By Marcus Adeyemi · Startups Editor
· 3 min read
Microagi, a Munich robotics startup founded about 10 months ago by former Formula 1 engineers, has raised $55 million in a seed round that Sifted reported as Germany’s largest to date. The financing, led by Hummingbird with participation from Northzone, LocalGlobe, Village Global and Redalpine, puts fresh capital behind a European bet that humanoid robots will need large amounts of proprietary task data before they can work reliably in factories and homes.
The company did not disclose its valuation, revenue, customer count or headcount. Its pitch is centered on data collection rather than robot hardware: Microagi sends people into factories and homes wearing head-mounted cameras to record tasks including sorting objects and washing dishes, then uses that material to train systems for humanoid robots.
CEO Bercan Kilic told Sifted that the size of the round was “one-billionth of what Europe needs,” framing the raise as small relative to the automation investment he says the region requires. Kilic, formerly of Red Bull Racing, argued that Europe’s manufacturing sector has lost capabilities after decades of moving work offshore and has become less price-competitive as a result.
That is a broad industrial claim, and Microagi has not disclosed operating metrics that would show how close its system is to replacing or augmenting workers at scale. The company is entering a field where capital is moving ahead of clear deployment timelines, especially for humanoids intended to handle varied physical tasks rather than tightly constrained factory motions.
How Microagi is building its training set
Microagi’s approach depends on gathering real-world activity from customer environments. CTO Nico Nussbaum told Sifted the company places engineers on-site with each customer, using what the system learns from actual operations to improve the next run. He said customers get incrementally further ahead each month the company remains embedded with them.
The strategy reflects a central uncertainty in robotics AI: Kilic said nobody knows how much training data will be required. Startups in the category are acting as if the answer is a lot, which creates an advantage for companies that can access repetitive, commercially useful tasks and record them at volume.
Kilic told Sifted that he sees western companies as more advanced in training models, while China is ahead in robot hardware. That split matters for European robotics startups, which may have to prove software and data advantages while relying on hardware ecosystems that are developing quickly elsewhere.
Timelines remain unsettled
Microagi is raising into a robotics market where investors and founders disagree sharply about when humanoids will be productive outside demos. Sifted reported that at Machina, a robotics event in Paris, one investor said it could take 10 years before a robot can iron a shirt without human help.

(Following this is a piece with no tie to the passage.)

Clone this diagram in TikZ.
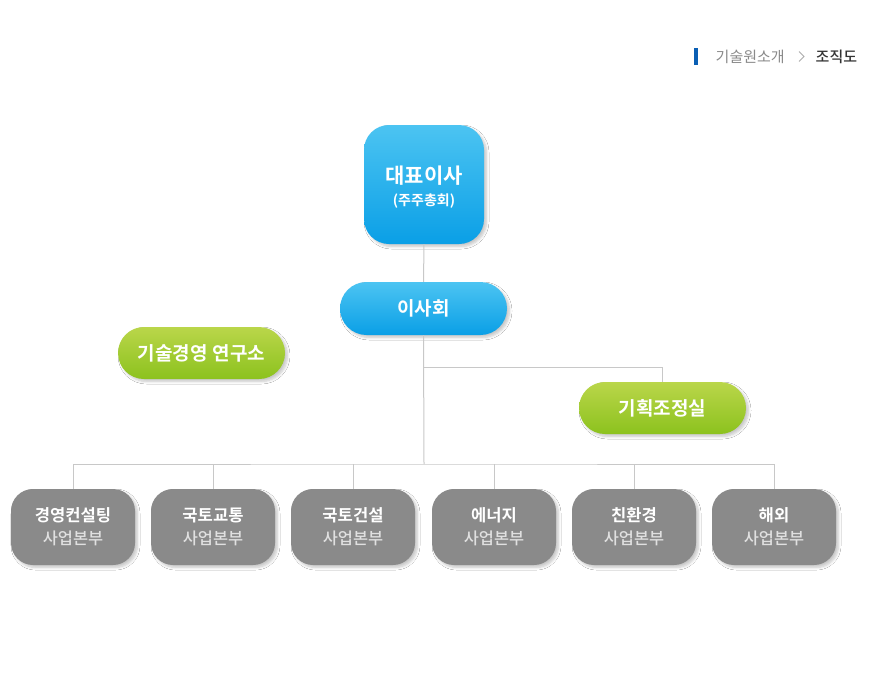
\documentclass[tikz,border=0pt]{standalone}
\usepackage{fontspec}
\setmainfont{Noto Sans CJK KR}
\newfontfamily\kbold{Noto Sans CJK KR Bold}
\newfontfamily\kmed{Noto Sans CJK KR Medium}
\newfontfamily\kreg{Noto Sans CJK KR}
\usetikzlibrary{shadows.blur}
\definecolor{bluetop}{HTML}{4CC4F2}
\definecolor{bluebot}{HTML}{0A9FE6}
\definecolor{greentop}{HTML}{BAD64A}
\definecolor{greenbot}{HTML}{8CC21E}
\definecolor{graybox}{HTML}{8A8A8A}
\definecolor{linecol}{HTML}{C8C8C8}
\definecolor{subtext}{HTML}{E0E0E0}
\definecolor{crumb}{HTML}{8A8A8A}
\definecolor{crumbdark}{HTML}{333333}
\definecolor{crumbblue}{HTML}{0A5FB4}
\tikzset{
  shad/.style={blur shadow={shadow blur steps=6,shadow xshift=2.5pt,shadow yshift=-2.5pt,shadow blur radius=2.5pt,shadow opacity=22}},
  bluebox/.style={shad,top color=bluetop,bottom color=bluebot,draw=none,inner sep=0pt,text=white,align=center},
  greenbox/.style={shad,top color=greentop,bottom color=greenbot,draw=none,inner sep=0pt,text=white,
     minimum width=167pt,minimum height=52pt,rounded corners=26pt,font=\kbold\fontsize{19}{21}\selectfont},
  graybox/.style={shad,fill=graybox,draw=none,inner sep=0pt,text=white,align=center,
     minimum width=124pt,minimum height=76pt,rounded corners=22pt,font=\kbold\fontsize{16.6}{23}\selectfont},
  conn/.style={draw=linecol,line width=1pt},
}
\newcommand{\sub}[1]{{\color{subtext}\kmed\fontsize{16.4}{23}\selectfont #1}}
\begin{document}
\begin{tikzpicture}[x=1pt,y=-1pt]
\useasboundingbox[fill=white] (0,0) rectangle (893,688);
% breadcrumb
\fill[crumbblue] (694,48) rectangle (698,65);
\node[anchor=west,inner sep=0pt,text=crumb,font=\kreg\fontsize{15}{17}\selectfont] (bc1) at (715.5,56.5) {기술원소개};
\draw[crumb!70,line width=1pt] (799,51.5) -- (804,56.5) -- (799,61.5);
\node[anchor=west,inner sep=0pt,text=crumbdark,font=\kmed\fontsize{15}{17}\selectfont] (bc2) at (815.5,56.5) {조직도};
% nodes
\node[bluebox,minimum width=120pt,minimum height=119pt,rounded corners=25pt] (ceo) at (424,184.5) {};
\node[inner sep=0pt,text=white,align=center,font=\kbold\fontsize{21}{21.5}\selectfont] (ceotxt) at (424,187)
  {대표이사\\{\kbold\fontsize{14}{16}\selectfont (주주총회)}};
\node[bluebox,minimum width=167pt,minimum height=53pt,rounded corners=26.5pt,font=\kbold\fontsize{19}{21}\selectfont] (board) at (423.5,308.5) {이사회};
\node[greenbox] (lab) at (201.5,353) {기술경영\hspace{0.25em}연구소};
\node[greenbox] (plan) at (662.5,408) {기획조정실};
\node[graybox] (d1) at (73,527) {경영컨설팅\\\sub{사업본부}};
\node[graybox] (d2) at (213,527) {국토교통\\\sub{사업본부}};
\node[graybox] (d3) at (353,527) {국토건설\\\sub{사업본부}};
\node[graybox] (d4) at (494,527) {에너지\\\sub{사업본부}};
\node[graybox] (d5) at (634,527) {친환경\\\sub{사업본부}};
\node[graybox] (d6) at (774,527) {해외\\\sub{사업본부}};
% connectors
\coordinate (hub) at (424,464);
\coordinate (pj) at (424,367);
\draw[conn] (ceo.south) -- (board.north);
\draw[conn] (board.south) -- (hub);
\draw[conn] (pj) -| (plan.north);
\draw[conn] (d1.north) |- (hub) -| (d6.north);
\foreach \n in {d2,d3,d4,d5} \draw[conn] (\n.north) -- (\n.north |- hub);
\end{tikzpicture}
\end{document}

Kilic offered a shorter timeline for narrower work. He predicted that within a year a humanoid robot will be able to perform around 10 routine tasks autonomously, while more complex work such as plumbing will take much longer.
The round is large for a seed-stage European company and notable for Germany, but the unanswered questions are standard for the category: how much usable data Microagi can collect, how defensible that data becomes, and when customers will pay for production systems rather than pilots.
This story draws on original reporting from Sifted.